Basics of Neural Network Programming

发布时间 2023-05-27 17:32:54作者: 9k

Basics of Neural Network Programming

Logistic Regression

given x , want \(\hat{y}=P(y=1|x)\), \(x\in\R^{n_x}\)

\(\hat{y_1}=w_{11}*x_{11}+w_{12}*x_{12}+\dots+w_{1n_x}*x_{1n_x}+b_1\).

Parameters: \(w\in\R^{n_x}, b\in\R\)

Output: \(\hat{y}=\sigma(w^T+b),\ \ \ \hat{y}\in(0,1)\).

\(\sigma(z)=\cfrac{1}{1+e^{-z}}\).

Loss(error) function:

\(\ell(\hat{y},y)=\cfrac{1}{2}(\hat{y}-y)^2\), \(\ell(\hat{y},y)=-(y\log\hat{y}+(1-y)\log(1-\hat{y}))\).

\(\log\lrArr \ln\).

For the second function, if \(y=1,\ell(\hat{y},y)=-y\log \hat{y}\) and you want loss function close 0, \(\hat{y}\) must be as big as possible.

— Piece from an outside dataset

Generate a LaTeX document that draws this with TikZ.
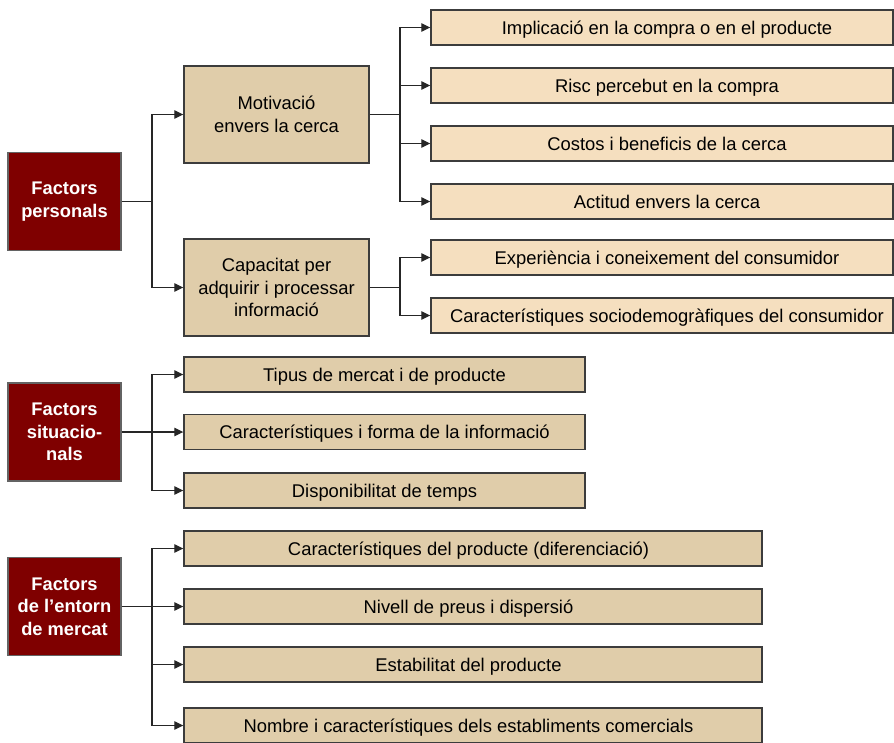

As we all know \(\hat{y}\in(0,1)\), so when \(y=1.\ \ell(\hat{y},y)\rarr 0\), \(\hat{y}\) will be close 1.

Cost function:

\(\begin{aligned}J(w,b)&=\cfrac{1}{m}\displaystyle\sum_{i=1}^{m}\ell(\hat{y}^{(i)},y^{(i)})\\&=-\cfrac{1}{m}\displaystyle\sum_{i=1}^{m}\bigg[y^{(i)}\log\hat{y}^{(i)}+(1-y^{(i)})\log(1-\hat{y}^{(i)})\bigg]\end{aligned}\).

Gradient descent algorithm:

\(\begin{aligned}Repeat&\{\\w :&= w-\alpha\cfrac{dJ(w)}{dw}\\&\}\end{aligned}\).

ignore parameter b: \(J(w,b)\rarr J(w)\).

\(\alpha\) : learning rate